*CHALLENGE*
Collect every line of the records below that contains the word "with".

Rows from a dataset of charts and code:

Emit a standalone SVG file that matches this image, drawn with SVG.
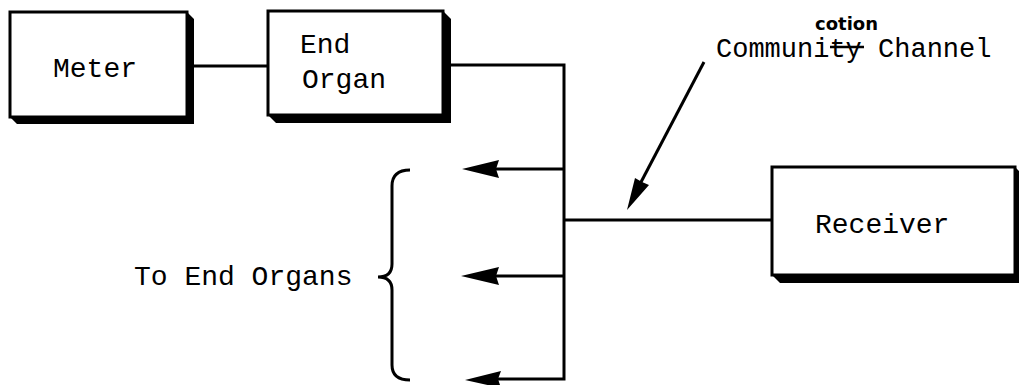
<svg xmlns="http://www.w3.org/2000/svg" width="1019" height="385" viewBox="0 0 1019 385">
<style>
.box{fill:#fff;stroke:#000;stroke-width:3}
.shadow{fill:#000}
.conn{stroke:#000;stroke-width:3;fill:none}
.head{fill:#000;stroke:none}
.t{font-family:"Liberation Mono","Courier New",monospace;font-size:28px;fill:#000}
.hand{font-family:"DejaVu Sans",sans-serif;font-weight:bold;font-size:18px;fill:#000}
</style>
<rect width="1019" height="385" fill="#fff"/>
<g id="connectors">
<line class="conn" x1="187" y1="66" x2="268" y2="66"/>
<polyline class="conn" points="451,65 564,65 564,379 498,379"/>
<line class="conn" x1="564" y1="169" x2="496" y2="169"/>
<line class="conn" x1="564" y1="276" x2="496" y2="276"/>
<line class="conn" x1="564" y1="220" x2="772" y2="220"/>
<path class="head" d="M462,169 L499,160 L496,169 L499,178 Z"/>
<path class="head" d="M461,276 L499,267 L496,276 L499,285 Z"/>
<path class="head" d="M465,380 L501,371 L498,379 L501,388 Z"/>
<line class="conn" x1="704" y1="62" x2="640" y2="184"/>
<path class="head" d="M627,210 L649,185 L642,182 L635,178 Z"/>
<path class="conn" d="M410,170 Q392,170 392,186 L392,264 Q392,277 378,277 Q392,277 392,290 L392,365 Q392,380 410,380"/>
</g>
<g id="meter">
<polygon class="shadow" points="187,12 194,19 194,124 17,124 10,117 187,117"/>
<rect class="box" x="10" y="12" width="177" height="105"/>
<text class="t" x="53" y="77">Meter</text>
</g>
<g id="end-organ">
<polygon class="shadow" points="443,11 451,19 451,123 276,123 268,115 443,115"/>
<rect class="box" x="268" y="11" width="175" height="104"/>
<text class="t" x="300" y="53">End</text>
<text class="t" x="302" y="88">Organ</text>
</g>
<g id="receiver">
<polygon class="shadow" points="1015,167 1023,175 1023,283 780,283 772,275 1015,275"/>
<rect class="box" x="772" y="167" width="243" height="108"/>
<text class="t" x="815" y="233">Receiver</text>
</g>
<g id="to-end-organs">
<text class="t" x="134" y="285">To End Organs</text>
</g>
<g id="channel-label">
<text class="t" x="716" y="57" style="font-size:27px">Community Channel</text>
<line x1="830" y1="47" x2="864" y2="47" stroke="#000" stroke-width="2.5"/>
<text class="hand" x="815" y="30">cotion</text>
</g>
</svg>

* * *

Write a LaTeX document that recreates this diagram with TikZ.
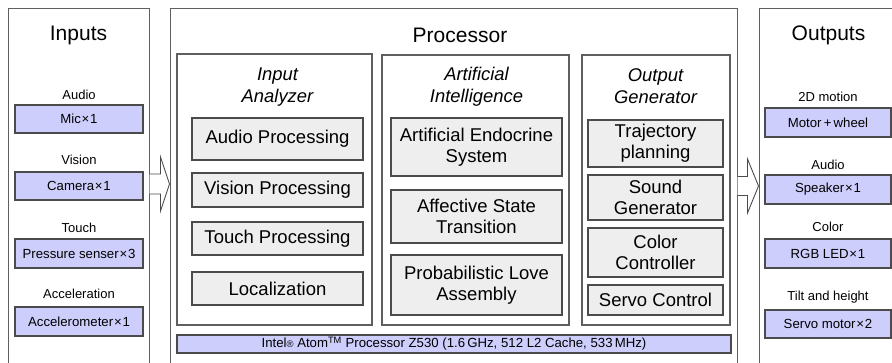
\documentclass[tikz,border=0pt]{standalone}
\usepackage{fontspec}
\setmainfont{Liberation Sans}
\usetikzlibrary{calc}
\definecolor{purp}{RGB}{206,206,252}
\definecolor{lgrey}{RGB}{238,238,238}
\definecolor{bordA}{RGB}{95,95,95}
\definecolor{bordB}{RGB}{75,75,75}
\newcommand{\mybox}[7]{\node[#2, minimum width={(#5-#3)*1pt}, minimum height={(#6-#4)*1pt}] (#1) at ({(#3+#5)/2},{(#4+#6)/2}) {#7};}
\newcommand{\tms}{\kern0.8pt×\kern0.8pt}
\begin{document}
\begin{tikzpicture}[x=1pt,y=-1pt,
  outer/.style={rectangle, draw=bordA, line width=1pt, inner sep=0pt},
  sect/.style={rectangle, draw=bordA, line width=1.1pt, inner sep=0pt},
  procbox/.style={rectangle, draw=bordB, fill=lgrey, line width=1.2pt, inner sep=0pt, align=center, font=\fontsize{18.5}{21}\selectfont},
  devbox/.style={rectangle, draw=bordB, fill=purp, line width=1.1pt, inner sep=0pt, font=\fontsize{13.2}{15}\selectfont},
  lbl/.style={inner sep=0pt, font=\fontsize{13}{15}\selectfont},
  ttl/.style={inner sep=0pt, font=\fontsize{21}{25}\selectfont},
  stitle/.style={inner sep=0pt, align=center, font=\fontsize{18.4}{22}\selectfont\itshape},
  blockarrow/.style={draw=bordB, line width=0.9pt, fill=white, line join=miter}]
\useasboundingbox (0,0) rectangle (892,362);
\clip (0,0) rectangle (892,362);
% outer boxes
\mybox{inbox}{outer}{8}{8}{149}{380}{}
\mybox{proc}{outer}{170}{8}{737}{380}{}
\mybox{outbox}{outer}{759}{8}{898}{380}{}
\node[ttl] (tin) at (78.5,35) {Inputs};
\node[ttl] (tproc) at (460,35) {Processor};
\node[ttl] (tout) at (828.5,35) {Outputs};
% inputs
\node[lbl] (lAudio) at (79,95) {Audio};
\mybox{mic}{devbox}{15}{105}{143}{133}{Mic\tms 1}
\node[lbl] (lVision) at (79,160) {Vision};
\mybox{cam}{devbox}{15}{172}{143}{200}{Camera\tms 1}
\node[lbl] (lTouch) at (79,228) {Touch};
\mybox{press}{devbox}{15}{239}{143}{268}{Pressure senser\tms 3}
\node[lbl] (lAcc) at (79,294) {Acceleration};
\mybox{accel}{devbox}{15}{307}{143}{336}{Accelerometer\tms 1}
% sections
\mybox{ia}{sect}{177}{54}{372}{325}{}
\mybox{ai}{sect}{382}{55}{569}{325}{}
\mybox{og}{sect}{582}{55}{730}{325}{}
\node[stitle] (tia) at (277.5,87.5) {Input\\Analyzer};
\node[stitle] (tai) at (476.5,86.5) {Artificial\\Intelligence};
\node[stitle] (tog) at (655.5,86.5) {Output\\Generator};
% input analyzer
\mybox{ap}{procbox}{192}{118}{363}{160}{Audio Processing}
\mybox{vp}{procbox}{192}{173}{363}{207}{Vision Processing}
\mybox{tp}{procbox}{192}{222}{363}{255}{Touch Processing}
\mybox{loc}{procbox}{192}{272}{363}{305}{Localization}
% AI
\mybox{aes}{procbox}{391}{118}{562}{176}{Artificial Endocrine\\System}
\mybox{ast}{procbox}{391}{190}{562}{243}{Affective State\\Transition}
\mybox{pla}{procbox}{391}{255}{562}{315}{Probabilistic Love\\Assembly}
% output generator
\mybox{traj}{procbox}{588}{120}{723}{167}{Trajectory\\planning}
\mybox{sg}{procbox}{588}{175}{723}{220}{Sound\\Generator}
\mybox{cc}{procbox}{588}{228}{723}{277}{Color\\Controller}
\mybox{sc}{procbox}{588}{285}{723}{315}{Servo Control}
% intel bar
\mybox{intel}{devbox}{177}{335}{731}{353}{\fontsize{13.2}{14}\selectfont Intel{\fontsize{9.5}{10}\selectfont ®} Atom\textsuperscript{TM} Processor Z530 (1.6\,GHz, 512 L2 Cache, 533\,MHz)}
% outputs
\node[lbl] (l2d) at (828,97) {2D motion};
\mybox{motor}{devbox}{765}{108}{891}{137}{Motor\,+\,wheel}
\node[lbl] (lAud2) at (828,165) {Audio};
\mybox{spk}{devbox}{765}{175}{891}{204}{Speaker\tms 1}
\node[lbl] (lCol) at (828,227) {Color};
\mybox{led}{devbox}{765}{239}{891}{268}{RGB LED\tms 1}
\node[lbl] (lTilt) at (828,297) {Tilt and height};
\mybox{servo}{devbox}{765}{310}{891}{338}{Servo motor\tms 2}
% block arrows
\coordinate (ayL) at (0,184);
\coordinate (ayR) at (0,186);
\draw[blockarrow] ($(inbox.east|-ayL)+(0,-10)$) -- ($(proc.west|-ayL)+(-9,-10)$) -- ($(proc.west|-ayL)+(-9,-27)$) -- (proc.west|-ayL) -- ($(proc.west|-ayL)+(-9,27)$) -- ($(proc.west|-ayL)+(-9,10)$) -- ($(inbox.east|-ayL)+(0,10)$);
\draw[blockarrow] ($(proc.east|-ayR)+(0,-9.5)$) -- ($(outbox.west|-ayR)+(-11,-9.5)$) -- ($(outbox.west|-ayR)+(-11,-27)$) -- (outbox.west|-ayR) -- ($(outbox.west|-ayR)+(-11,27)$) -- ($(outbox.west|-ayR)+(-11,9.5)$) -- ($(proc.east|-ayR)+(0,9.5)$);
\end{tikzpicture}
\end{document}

---

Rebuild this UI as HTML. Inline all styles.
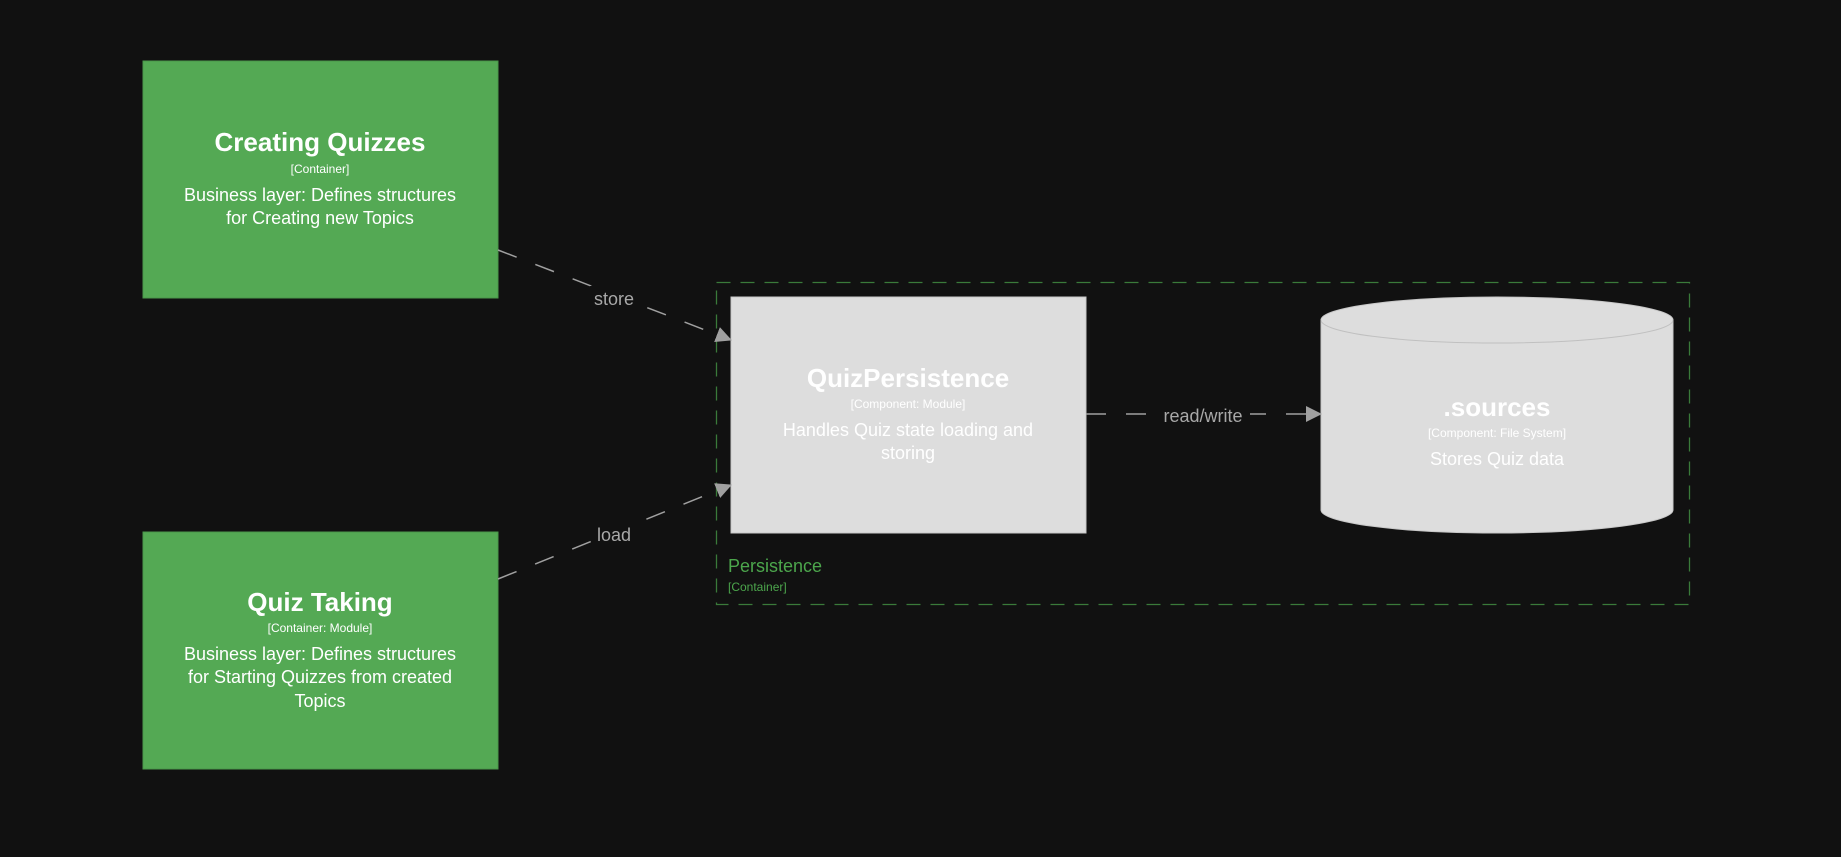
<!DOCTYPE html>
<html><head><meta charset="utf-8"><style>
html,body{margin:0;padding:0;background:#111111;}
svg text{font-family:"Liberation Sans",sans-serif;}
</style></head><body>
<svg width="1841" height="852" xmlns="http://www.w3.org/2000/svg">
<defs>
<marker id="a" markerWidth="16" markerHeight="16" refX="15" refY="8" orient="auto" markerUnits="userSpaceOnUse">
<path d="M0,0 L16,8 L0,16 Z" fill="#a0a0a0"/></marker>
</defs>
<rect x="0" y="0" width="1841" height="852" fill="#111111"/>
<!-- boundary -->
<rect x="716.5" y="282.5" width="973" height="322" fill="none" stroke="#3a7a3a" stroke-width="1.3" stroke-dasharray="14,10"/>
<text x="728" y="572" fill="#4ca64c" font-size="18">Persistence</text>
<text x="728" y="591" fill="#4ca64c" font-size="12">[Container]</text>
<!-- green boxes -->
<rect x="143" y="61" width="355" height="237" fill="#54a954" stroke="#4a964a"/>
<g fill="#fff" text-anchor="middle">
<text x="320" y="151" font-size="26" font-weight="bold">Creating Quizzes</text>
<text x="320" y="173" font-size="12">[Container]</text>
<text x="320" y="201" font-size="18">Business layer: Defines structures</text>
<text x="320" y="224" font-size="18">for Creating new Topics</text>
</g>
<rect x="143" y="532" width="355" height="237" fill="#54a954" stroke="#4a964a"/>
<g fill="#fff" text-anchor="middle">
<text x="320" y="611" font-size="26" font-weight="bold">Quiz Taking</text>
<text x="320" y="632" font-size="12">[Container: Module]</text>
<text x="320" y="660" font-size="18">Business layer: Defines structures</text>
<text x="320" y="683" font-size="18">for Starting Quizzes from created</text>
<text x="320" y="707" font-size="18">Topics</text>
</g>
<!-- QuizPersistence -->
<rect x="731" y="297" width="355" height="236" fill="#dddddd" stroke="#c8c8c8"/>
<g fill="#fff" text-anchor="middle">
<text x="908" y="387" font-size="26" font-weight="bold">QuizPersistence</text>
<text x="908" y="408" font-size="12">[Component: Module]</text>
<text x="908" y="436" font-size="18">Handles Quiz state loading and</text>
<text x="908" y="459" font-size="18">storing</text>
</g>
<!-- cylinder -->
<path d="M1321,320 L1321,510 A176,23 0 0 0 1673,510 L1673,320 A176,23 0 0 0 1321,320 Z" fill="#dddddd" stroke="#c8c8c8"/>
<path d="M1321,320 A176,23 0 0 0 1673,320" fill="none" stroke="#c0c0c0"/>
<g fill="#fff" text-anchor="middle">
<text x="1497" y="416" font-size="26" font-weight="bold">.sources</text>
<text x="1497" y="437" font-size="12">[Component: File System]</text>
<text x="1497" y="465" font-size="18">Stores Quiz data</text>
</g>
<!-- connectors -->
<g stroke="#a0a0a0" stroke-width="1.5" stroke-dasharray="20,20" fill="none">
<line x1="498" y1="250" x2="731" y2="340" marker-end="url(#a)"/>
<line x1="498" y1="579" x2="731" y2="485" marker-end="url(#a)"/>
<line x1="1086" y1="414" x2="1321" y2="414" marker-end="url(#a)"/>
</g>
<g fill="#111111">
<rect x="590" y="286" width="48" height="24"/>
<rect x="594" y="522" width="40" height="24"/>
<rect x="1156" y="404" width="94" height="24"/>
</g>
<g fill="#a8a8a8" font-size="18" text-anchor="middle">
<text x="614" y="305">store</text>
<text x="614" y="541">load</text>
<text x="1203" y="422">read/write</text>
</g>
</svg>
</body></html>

*EXERCISE OUTPUT*
Emit a standalone SVG file that matches this image, drawn with SVG.
Write a LaTeX document that recreates this diagram with TikZ.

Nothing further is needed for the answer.